Wizard did some things very, very right. They are, nearly always, funny as hell, in a crude, junior-high way. Their news section was excellent -- I've even seen them get the scoop over internet news sources -- no mean feat when you consider that the finishing touches on the magazine are completed months before it's actually published. As the most prominent comics magazine around, Wizard also got handed all the big stories and all the best interviews -- Wizard got interviews with all of the top creators.

But Wizard also did a lot of stuff very, very wrong. They used to have pretty good coverage of small press and independent comics, but they unloaded that several years ago in order to put more focus on DC, Marvel, and Image. Everyone on the staff seemed to be a hardcore Marvel Zombie -- almost everytime they had a Best Character/Best Creator/Best Costume/Best Whatever list, the number-one spot was guaranteed to either Wolverine, Spider-Man, or Stan Lee, the creator of Spider-Man. (A couple of years ago, they even designated Peter Parker as the "Best New Character of the Year", despite the fact that Peter Parker was actually created in the 1960s) The magazine had quite shallow tastes in comics, always preferring comics with pretty art over comics with good writing. They never really accepted that the comics-as-investment and art-first-story-last crazes of the early 1990s helped send the comics industry into a financial tailspin, so they continued to push the comics companies to produce more crap.

One of the more frustrating aspects of the magazine was the staff's tendency to hype themselves. Besides the cute "Meet-the-Staff" section in the back and occasional mini-features on their Halloween parties, they often ran photo-comic features in which, for instance, the magazine staff battles Galactus for the fate of Earth. While moderately amusing, it's irritating to think that they wasted space on this masturbatory nonsense when they could have been writing about comics.

Honestly, Wizard often gave the impression of being written and published by adolescent boys whose main concerns are girls with big boobs, console video games, saying bad words, and reading comics with lots of fight scenes. Surely, adolescent boys are a big part of the magazine's audience, but it's not all of their audience -- and the minute one of those adolescent boys wants something from the magazine beyond fart jokes, chicks in thongs, and fawning interviews with Todd McFarlane... well, there wasn't that much of the magazine that wasn't about farts, thongs, and McFarlane...

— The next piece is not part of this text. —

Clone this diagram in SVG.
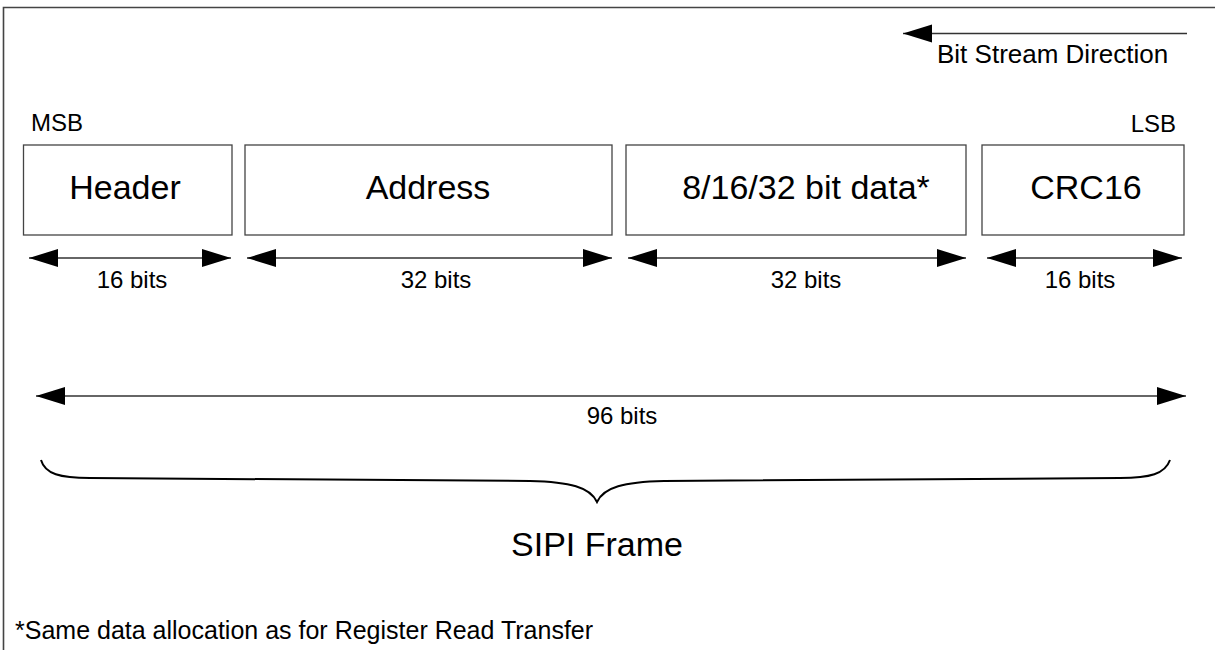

During his keynote speech at the 2001 Harvey Awards, comics legend Frank Miller, creator of "Batman: The Dark Knight Returns" and "Sin City," called Wizard "this bible written by Satan" and later said:
"For all the disgust you’ll hear about Wizard and its shoddy practices when you talk to publishers and marketing folks -- and I have yet to hear a single good word from anybody about this thing that ought to come on a roll -- for all of that, the publishers kow-tow. Even though this tree killer here regularly cheapens and poisons our field. Aesthetically and ethically, they grovel. Even though this monthly vulgarity reinforces all the prejudice people hold about comics, they cry to all the world that we’re as cheap and stupid and trashy as they think we are, we sponsor this assault. We pay for the goddamn privilege. But really, when will we finally get around to flushing this thing, this load of crap, once and for all?"

Miller got enthusiastic applause.

The magazine still took a very, very long time to die. The final issue didn't arrive until March of 2011.